In the aftermath, citizens gathered to grieve alongside the families of the victims in Novi Sad, Belgrade, and other cities across Serbia. On Sunday, a protest was held in Belgrade during which protesters demanded the resignation of the head of the Ministry of Civic Construction, Goran Vesić. They also called on the government to immediately identify, arrest, and punish other officials responsible for this massacre.
The deaths of innocent people could have been prevented if the authorities had listened to architects and urban planners. For at least fifteen years, experts have desperately warned that building and construction projects should not be executed solely for the sake of profit.
In Novi Sad, it wasn’t just the railway station that collapsed on the victims. The famous Banovina Palace, destabilized to the point of breaking by malignant underground works, fell on them too. Their bodies lie beneath luxury housing and a bridge that will deprive Novi Sad of the green oasis of Šodroš, making it vulnerable to flooding. Those killed were crushed by buildings that lost their roofs in the storms and have been exposed to the elements for years. They lie beneath all those houses in other cities that are pushed to collapse as someone constructs a four-story deep garage next door, without any construction supervision, or with the blessing of a corrupt one. Lives have been put at risk by all those new buildings where investors cunningly cut costs by installing less reinforcement iron rods than needed. This provokes deep sadness mixed with justified outrage.

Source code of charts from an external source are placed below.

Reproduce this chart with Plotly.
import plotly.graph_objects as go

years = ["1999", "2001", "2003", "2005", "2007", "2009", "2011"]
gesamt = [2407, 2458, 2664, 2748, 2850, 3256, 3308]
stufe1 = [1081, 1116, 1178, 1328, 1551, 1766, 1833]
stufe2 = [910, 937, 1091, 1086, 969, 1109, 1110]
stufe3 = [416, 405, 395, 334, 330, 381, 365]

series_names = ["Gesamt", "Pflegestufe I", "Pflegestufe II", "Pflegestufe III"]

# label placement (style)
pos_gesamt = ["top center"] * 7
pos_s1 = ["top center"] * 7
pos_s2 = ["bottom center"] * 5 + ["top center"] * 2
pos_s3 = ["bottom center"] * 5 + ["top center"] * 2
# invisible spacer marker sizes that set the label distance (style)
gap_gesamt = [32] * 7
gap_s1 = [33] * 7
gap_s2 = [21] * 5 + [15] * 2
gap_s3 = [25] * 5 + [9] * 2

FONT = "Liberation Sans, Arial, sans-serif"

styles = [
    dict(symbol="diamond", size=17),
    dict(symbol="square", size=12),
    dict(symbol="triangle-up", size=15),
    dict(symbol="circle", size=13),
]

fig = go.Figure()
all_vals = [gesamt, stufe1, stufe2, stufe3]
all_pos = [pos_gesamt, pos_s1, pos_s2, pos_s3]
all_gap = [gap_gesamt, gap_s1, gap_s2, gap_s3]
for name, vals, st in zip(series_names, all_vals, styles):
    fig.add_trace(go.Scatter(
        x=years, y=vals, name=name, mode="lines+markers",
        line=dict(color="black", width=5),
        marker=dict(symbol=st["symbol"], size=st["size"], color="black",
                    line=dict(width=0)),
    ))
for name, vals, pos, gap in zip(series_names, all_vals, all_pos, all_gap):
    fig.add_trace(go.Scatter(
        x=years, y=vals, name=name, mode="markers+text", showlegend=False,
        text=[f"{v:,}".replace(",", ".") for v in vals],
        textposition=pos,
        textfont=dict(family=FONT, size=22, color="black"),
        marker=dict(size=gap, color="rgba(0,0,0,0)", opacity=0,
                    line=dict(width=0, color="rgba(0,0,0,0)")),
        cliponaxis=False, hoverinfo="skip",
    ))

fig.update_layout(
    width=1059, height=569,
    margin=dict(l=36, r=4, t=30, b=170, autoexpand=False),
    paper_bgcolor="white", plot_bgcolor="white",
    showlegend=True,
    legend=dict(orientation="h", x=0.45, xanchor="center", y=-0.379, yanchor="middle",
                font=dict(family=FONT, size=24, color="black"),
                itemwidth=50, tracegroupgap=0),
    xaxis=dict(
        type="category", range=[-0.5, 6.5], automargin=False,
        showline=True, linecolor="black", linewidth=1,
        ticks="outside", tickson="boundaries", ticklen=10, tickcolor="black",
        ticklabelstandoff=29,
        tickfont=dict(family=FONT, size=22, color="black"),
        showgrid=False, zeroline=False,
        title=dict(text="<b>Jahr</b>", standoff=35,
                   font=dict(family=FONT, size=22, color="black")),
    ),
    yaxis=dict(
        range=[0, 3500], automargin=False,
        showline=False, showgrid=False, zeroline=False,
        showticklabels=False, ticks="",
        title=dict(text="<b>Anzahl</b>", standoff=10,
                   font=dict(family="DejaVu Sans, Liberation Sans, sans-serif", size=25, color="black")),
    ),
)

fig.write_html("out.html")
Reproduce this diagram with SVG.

Serbian citizens and their families are condemned to death every time the authorities choose not to listen to experts – experts who have pleaded for the preservation of regulations in design and construction, respect for the planning system of the Republic of Serbia, and respect for the authority of engineering oversight. Instead, they were tossed aside to make way for an economic policy that deems lives and safety as worthless.
We did not create the chaos, but we refuse to endure it
Architecture and construction are not toys. When we point out mistakes, problems, and omissions, these are not arbitrary issues or matters of taste. We are not asking for different aesthetic decorations – we demand respect for the rules that protect our lives and those of our fellow citizens, the regulations that have been developed over decades of experience.
The regulations and practices we once had prevented similar tragedies. But soon, no one will remember them as knowledge transfer between older and younger engineers fades, and institutions sink into a lawlessness euphemistically termed “deregulation.”
No one can yet say why the awning over the railway station fell, but it can be assumed that its stability was compromised during the reconstruction, after decades of peaceful use. The documentation of the reconstruction and the specifics of engineering oversight are not transparently offered to the public, and probably won’t ever be.
It should be known that this short-sighted and risky approach to construction wasn’t developed by local Serbian authorities. They just perfected it as much as Serbia’s peripheral position in the world economic system allowed. Deregulation came from the system’s center, back in the era of Thatcher and Reagan. Britain itself adapted its construction practices to the needs of the London Stock Exchange. The interests of financial capital have in various ways weakened the urban planning and construction institutions built after World War II which were intended to make cities clean and safe places to live. With the oncoming effects of climate change, we need such institutions more than ever. But instead of strengthening them, they have been declared as outdated. All to facilitate the flow of capital.
Lives could almost certainly have been saved if, outside of a few independent media outlets, we heard economic analyses pointing out that “attracting foreign direct investment” at any cost would be our downfall. This tragedy should never have happened. A tragedy like this must never happen again.